After City Council’s chaotic August 21 meeting where outraged attendees commandeered the meeting to vent about the deadly Unite the Right hate fest, many have suggested that trying to immediately conduct business as usual probably wasn’t the best idea, and that a wounded citizenry needed a chance to vent its hurt, anger and frustration.
At its September 5 meeting, council conducted a town hall on the events of August 11-12. Even with opening the meeting to extended public comment, Councilor Kristin Szakos struggled to maintain order, and Vice-Mayor Wes Bellamy declared that “white supremacy masks itself through politeness.”
Are Robert’s Rules of Order out the door at City Council?
Bellamy says politeness encourages people “to get over it” and tries to “shut people up” when they’re trying to express themselves.
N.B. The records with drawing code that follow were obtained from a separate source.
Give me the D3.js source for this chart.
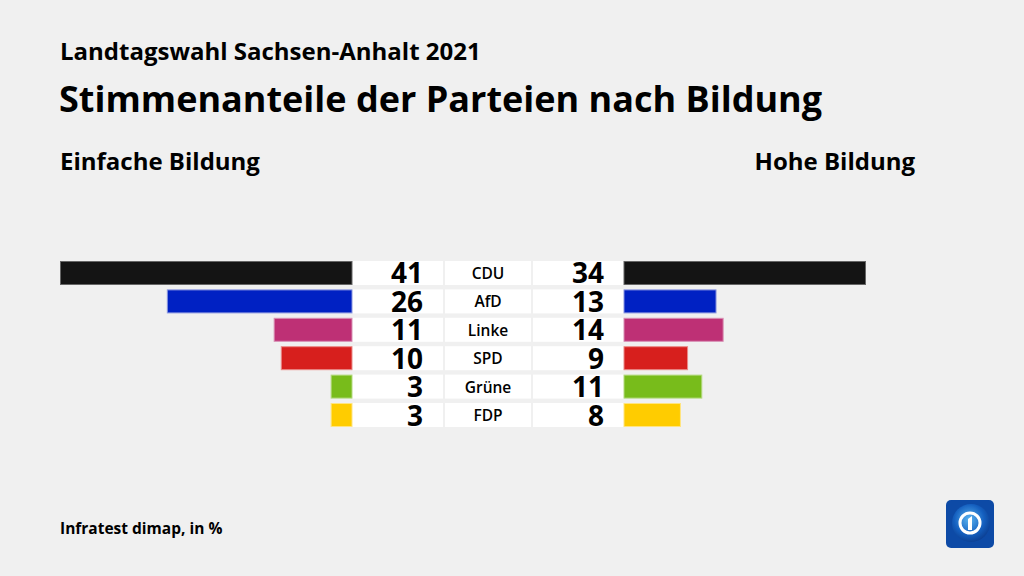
<!DOCTYPE html>
<html><head><meta charset="utf-8">
<script src="https://cdn.jsdelivr.net/npm/d3@7"></script>
<style>body{margin:0;background:#f0f0f0;}svg{display:block;font-family:"Open Sans","Noto Sans",sans-serif;}</style>
</head><body>
<script>
const parties = ["CDU","AfD","Linke","SPD","Grüne","FDP"];
const einfache = [41,26,11,10,3,3];
const hohe = [34,13,14,9,11,8];
const colors = ["#141414","#0021c3","#be3075","#d71f1d","#78bc1b","#ffcc00"];
const strokes = ["#666","#8a96e0","#d890b4","#ea8a88","#b4da80","#ffe480"];

const W=1024,H=576;
const svg=d3.select("body").append("svg").attr("width",W).attr("height",H);
svg.append("rect").attr("width",W).attr("height",H).attr("fill","#f0f0f0");

svg.append("text").attr("x",60).attr("y",60).attr("font-size",24).attr("font-weight",700).attr("fill","#000").text("Landtagswahl Sachsen-Anhalt 2021");
svg.append("text").attr("x",59).attr("y",112).attr("font-size",36).attr("font-weight",700).attr("fill","#000").text("Stimmenanteile der Parteien nach Bildung");
svg.append("text").attr("x",60).attr("y",170).attr("font-size",24).attr("font-weight",700).text("Einfache Bildung");
svg.append("text").attr("x",915).attr("y",170).attr("text-anchor","end").attr("font-size",24).attr("font-weight",700).text("Hohe Bildung");
svg.append("text").attr("x",60).attr("y",534).attr("font-size",15.5).attr("font-weight",700).text("Infratest dimap, in %");

const y=d3.scaleBand().domain(parties).range([261,427]).paddingInner(0.155).paddingOuter(0);
const xL=d3.scaleLinear().domain([0,41]).range([352,60]);
const xR=d3.scaleLinear().domain([0,34]).range([624,866]);

const g=svg.append("g");
parties.forEach((p,i)=>{
  const yy=y(p),h=y.bandwidth(),c=yy+h/2;
  g.append("rect").attr("x",352).attr("y",yy).attr("width",91).attr("height",h).attr("fill","#fff");
  g.append("rect").attr("x",445).attr("y",yy).attr("width",86).attr("height",h).attr("fill","#fff");
  g.append("rect").attr("x",533).attr("y",yy).attr("width",91).attr("height",h).attr("fill","#fff");
  g.append("rect").attr("x",xL(einfache[i])+0.5).attr("y",yy+0.5).attr("width",352-xL(einfache[i])-0.5).attr("height",h-1)
    .attr("fill",colors[i]).attr("stroke",strokes[i]).attr("stroke-width",1);
  g.append("rect").attr("x",624).attr("y",yy+0.5).attr("width",xR(hohe[i])-624-0.5).attr("height",h-1)
    .attr("fill",colors[i]).attr("stroke",strokes[i]).attr("stroke-width",1);
  g.append("text").attr("x",423).attr("y",c+10.5).attr("text-anchor","end").attr("font-size",28).attr("font-weight",700).text(einfache[i]);
  g.append("text").attr("x",604).attr("y",c+10.5).attr("text-anchor","end").attr("font-size",28).attr("font-weight",700).text(hohe[i]);
  g.append("text").attr("x",488).attr("y",c+6).attr("text-anchor","middle").attr("font-size",15.5).attr("font-weight",600).text(p);
});

// logo
const lg=svg.append("g").attr("transform","translate(946,500)");
const grad=svg.append("defs").append("radialGradient").attr("id","lgG").attr("cx","45%").attr("cy","40%").attr("r","65%");
grad.append("stop").attr("offset","0%").attr("stop-color","#5ab4f0");
grad.append("stop").attr("offset","60%").attr("stop-color","#1560c0");
grad.append("stop").attr("offset","100%").attr("stop-color","#0a3a8c");
lg.append("rect").attr("width",48).attr("height",48).attr("rx",5).attr("fill","#0d4aa6");
lg.append("circle").attr("cx",25).attr("cy",23).attr("r",19).attr("fill","url(#lgG)");
lg.append("circle").attr("cx",24).attr("cy",23).attr("r",10).attr("fill","none").attr("stroke","#fff").attr("stroke-width",3);
lg.append("path").attr("d","M22,19 L26,16 L26,30 L22,30 Z").attr("fill","#fff");
</script>
</body></html>
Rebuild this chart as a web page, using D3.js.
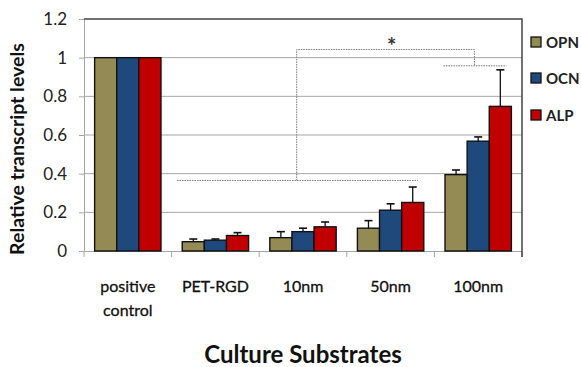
<!DOCTYPE html>
<html><head><meta charset="utf-8">
<script src="https://cdn.jsdelivr.net/npm/d3@7"></script>
<style>body{margin:0;background:#fff}svg{display:block}text{font-family:Lato,"Open Sans",sans-serif}</style>
</head><body>
<svg id="c" width="581" height="367"></svg>
<script>
const categories = ["positive control","PET-RGD","10nm","50nm","100nm"];
const seriesNames = ["OPN","OCN","ALP"];
const opn = [1.0, 0.048, 0.069, 0.118, 0.395];
const ocn = [1.0, 0.056, 0.100, 0.211, 0.568];
const alp = [1.0, 0.080, 0.125, 0.251, 0.748];
const opnErr = [0, 0.014, 0.031, 0.039, 0.024];
const ocnErr = [0, 0.006, 0.018, 0.033, 0.022];
const alpErr = [0, 0.015, 0.025, 0.080, 0.189];
const yTicks = [0, 0.2, 0.4, 0.6, 0.8, 1, 1.2];
const colors = ["#948A54","#1F497D","#C00000"];

const svg = d3.select("#c");
const m = {l:84, r:522, t:19, b:251};
const x = d3.scaleBand().domain(categories).range([m.l, m.r]);
const y = d3.scaleLinear().domain([0,1.2]).range([m.b, m.t]);
const xs = d3.scaleBand().domain(seriesNames).range([0, x.bandwidth()]).paddingOuter(0.48).paddingInner(0);

// gridlines
svg.append("g").selectAll("line").data(yTicks.filter(d=>d>0 && d<1.2)).join("line")
  .attr("x1", m.l).attr("x2", m.r).attr("y1", d=>y(d)).attr("y2", d=>y(d))
  .attr("stroke", "#a6a6a6").attr("stroke-width", 1);

// y axis
const ya = svg.append("g").attr("transform", `translate(${m.l},0)`)
  .call(d3.axisLeft(y).tickValues(yTicks).tickFormat(d=>String(d)).tickSize(5).tickPadding(12));
ya.select(".domain").attr("stroke", "#a6a6a6");
ya.selectAll(".tick line").attr("stroke", "#a6a6a6");
ya.selectAll("text").attr("font-size", 17).attr("fill", "#222").attr("font-family", "Lato");

// x axis
const xa = svg.append("g").attr("transform", `translate(0,${m.b})`)
  .call(d3.axisBottom(x).tickSize(0).tickFormat(""));
xa.select(".domain").attr("stroke", "#a6a6a6");
const bounds = categories.map(c => x(c)).concat([m.r]);
svg.append("g").selectAll("line").data(bounds).join("line")
  .attr("x1", d=>d).attr("x2", d=>d).attr("y1", m.b).attr("y2", m.b+6)
  .attr("stroke", "#a6a6a6");

// top and right border
svg.append("path").attr("d", `M${m.l},${m.t}H${m.r}V${m.b+6}`).attr("fill","none")
  .attr("stroke", "#444").attr("stroke-width", 1.5);

// bars
const data = [opn, ocn, alp];
const errs = [opnErr, ocnErr, alpErr];
seriesNames.forEach((s, si) => {
  const g = svg.append("g");
  g.selectAll("rect").data(categories).join("rect")
    .attr("x", c => x(c) + xs(s)).attr("width", xs.bandwidth())
    .attr("y", (c,i) => y(data[si][i])).attr("height", (c,i) => y(0) - y(data[si][i]))
    .attr("fill", colors[si]).attr("stroke", "#111").attr("stroke-width", 1.4);
  categories.forEach((c, i) => {
    if (errs[si][i] <= 0) return;
    const cx = x(c) + xs(s) + xs.bandwidth()/2;
    const y0 = y(data[si][i]), y1 = y(data[si][i] + errs[si][i]);
    g.append("line").attr("x1", cx).attr("x2", cx).attr("y1", y0).attr("y2", y1).attr("stroke","#111").attr("stroke-width",1.3);
    g.append("line").attr("x1", cx-4).attr("x2", cx+4).attr("y1", y1).attr("y2", y1).attr("stroke","#111").attr("stroke-width",1.6);
  });
});

// significance bracket (dotted)
svg.append("path")
  .attr("d", `M${x("positive control")+93},${y(0.365)}H${x("50nm")+71}` +
             `M${x("10nm")+37.5},${y(0.365)}V${y(1.042)}H${x("100nm")+40}V${y(0.958)}` +
             `M${x("100nm")+9},${y(0.958)}H${x("100nm")+72}`)
  .attr("stroke","#777").attr("stroke-width",1).attr("stroke-dasharray","1.5,1").attr("fill","none");
svg.append("text").attr("x", x("50nm")+45).attr("y", 54)
  .attr("text-anchor","middle").attr("font-size", 22).attr("font-weight","bold").attr("fill","#333").text("*");

// x labels
svg.append("g").selectAll("text").data(categories).join("text")
  .attr("x", c => x(c) + x.bandwidth()/2).attr("y", 292)
  .attr("text-anchor","middle").attr("font-size", 16).attr("fill","#111")
  .attr("stroke","#111").attr("stroke-width",0.3)
  .each(function(c){
    const parts = c === "positive control" ? ["positive","control"] : [c];
    d3.select(this).selectAll("tspan").data(parts).join("tspan")
      .attr("x", x(c) + x.bandwidth()/2).attr("dy", (d,i)=> i ? 24 : 0).text(d=>d);
  });

// axis titles
svg.append("text").attr("transform", "translate(24,149) rotate(-90)")
  .attr("text-anchor","middle").attr("font-size", 19.5).attr("font-weight","bold").attr("fill","#111")
  .text("Relative transcript levels");
svg.append("text").attr("x", 303).attr("y", 363).attr("text-anchor","middle")
  .attr("font-size", 24).attr("font-weight","bold").attr("fill","#111").text("Culture Substrates");

// legend
const lg = svg.append("g").attr("transform", "translate(531,0)");
const ly = [42, 78, 115];
seriesNames.forEach((s, i) => {
  lg.append("rect").attr("x", 0).attr("y", ly[i]-5).attr("width", 10).attr("height", 10)
    .attr("fill", colors[i]).attr("stroke","#111").attr("stroke-width",1.3);
  lg.append("text").attr("x", 15).attr("y", ly[i]+6).attr("font-size", 15).attr("font-weight","bold")
    .attr("fill","#222").text(s);
});
</script>
</body></html>
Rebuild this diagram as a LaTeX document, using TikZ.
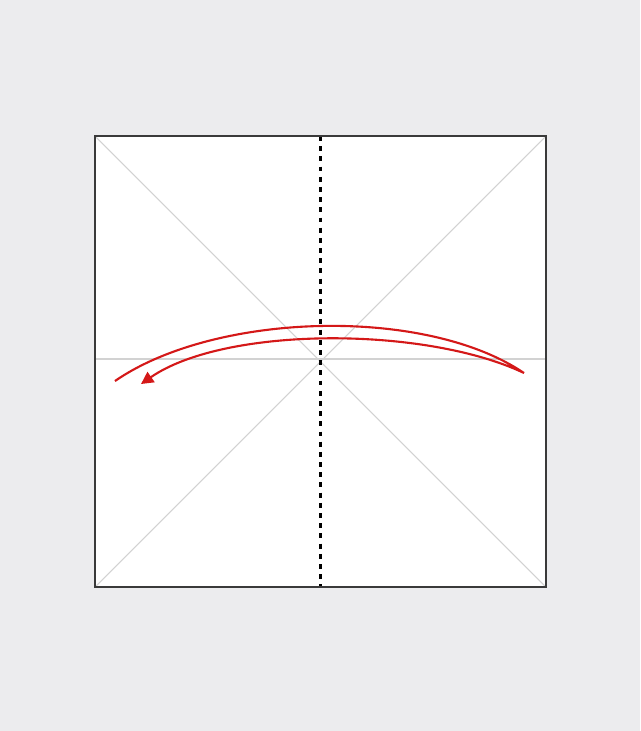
\documentclass[tikz,border=0pt]{standalone}
\usepackage{tikz}
\usetikzlibrary{arrows.meta}
\definecolor{bggray}{HTML}{ECECEE}
\definecolor{creasegray}{HTML}{D2D2D2}
\definecolor{edgegray}{HTML}{3A3A3A}
\definecolor{foldred}{HTML}{D41818}
\tikzset{
  paper/.style={draw=edgegray, fill=white, line width=1.2pt},
  crease/.style={draw=creasegray, line width=0.6pt},
  valley/.style={draw=black, line width=1.15pt, dash pattern=on 2.8pt off 3pt},
  foldarrow/.style={draw=foldred, line width=1.2pt, -{Triangle[length=7pt, width=7pt]}},
}

\begin{document}
\begin{tikzpicture}[x=0.02cm, y=-0.02cm]
% background
\fill[bggray] (0,0) rectangle (640,731);
\useasboundingbox (0,0) rectangle (640,731);
% corners of the square
\coordinate (tl) at (95,136);
\coordinate (tr) at (546,136);
\coordinate (br) at (546,587);
\coordinate (bl) at (95,587);
\coordinate (top) at (320.5,136);
\coordinate (bot) at (320.5,587);
\coordinate (lmid) at (95,359);
\coordinate (rmid) at (546,359);
\path[paper] (tl) rectangle (br);
% creases
\draw[crease] (tl) -- (br);
\draw[crease] (tr) -- (bl);
\draw[crease] (lmid) -- (rmid);
\draw[valley] (top) -- (bot);
\draw[paper, fill=none] (tl) rectangle (br);
% fold arrow
\coordinate (start) at (115,381);
\coordinate (turn) at (524,373);
\coordinate (end) at (141,384);
\draw[foldarrow] (start) .. controls (215,312) and (425,306) .. (turn)
  .. controls (425,326) and (225,326) .. (end);
\end{tikzpicture}
\end{document}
And he disagrees that people were shouting out their feelings at the council meetings.
“People were expressing themselves civilly,” he insists. “We have to empathize with people who are hurt over this.”
One speaker urged compromise on the Confederate statue issue. As he walked away from the podium, Bellamy said, “You left your hat, and when you get your hat, take that compromise with you.”
Szakos chastised her colleague, whom she had joined in calling for the removal of the monuments last year. “We are here to hear all voices, whether we agree with them or not,” she said, an admonishment that drew jeers from some of those in attendance.
Two days after the meeting, Bellamy is unabashed at his dismissal of a speaker.
“My question is why the oppressed always have to compromise,” he says. “Why is it they can’t express themselves?”
On Facebook, he posted a photo of himself making the black power salute at council, with the comment, “It’s OUR turn now. I’m tired of ‘compromising,’ I’m tired of ‘meeting in the middle,’ and I’m tired of other people who know very little about us trying to tell us how we should be or act or conduct ourselves.”
As for whether Robert’s Rules should be pitched for future City Council meetings, says Bellamy, “There are no norms. I don’t get why people are in a rush to get back to convention in an unconventional time.”
And while he reiterates that he is “embarrassed and ashamed to be part of a system that masks white supremacy,” he doesn’t intend to leave council before his term is up in two more years. “I don’t quit on anything,” he says.
After the meeting, Szakos declined to comment on Bellamy’s remarks. “It’s going to be awhile before we can know what a new normal is,” she says. “People are still reeling.”
One of those interjecting comments during the meeting was Rosia Parker, who ended up being escorted out of the meeting by activist Don Gathers, rather than being hauled out by police, which happened to three people August 21.
That, says Szakos, was not something she asked Gathers to do, and that police removing citizens “is the last thing we want.” Gathers and Parker did not immediately return phone calls from C-VILLE.
Others, however, are not denouncing civility or justifying the outbreaks that have plagued council meetings over the past two years, and say it’s a small group that doesn’t like the way the things are and have targeted City Council.
Former mayor Kay Slaughter attended both the August 21 and September 5 meetings. She came to the most recent meeting “because I felt there should be average citizens who weren’t raging.” Others, including former mayors Virginia Daugherty, David Brown and Bitsy Waters, came to support City Council, she says.
“There are thousands of people who may be upset who do not behave that way,” she continues. “It becomes a show. We need civility.”
Slaughter says the country as a whole needs civil discourse and should be able to discuss issues—and disagree.
“We should be able to stand up to white supremacy but not demonize everyone who believes they should not remove the statues,” she says. To those who conflate the hatred of the KKK and white nationalists with anyone who has a differing opinion, she says, “We should be better than that.”
Slaughter says she attended other post-August 12 forums, such as one at the Jefferson Center, where people were angry, but didn’t attack others there.
“It is troublesome that people feel they’re empowered to not let other people express their views,” she says. ”We are a democracy.”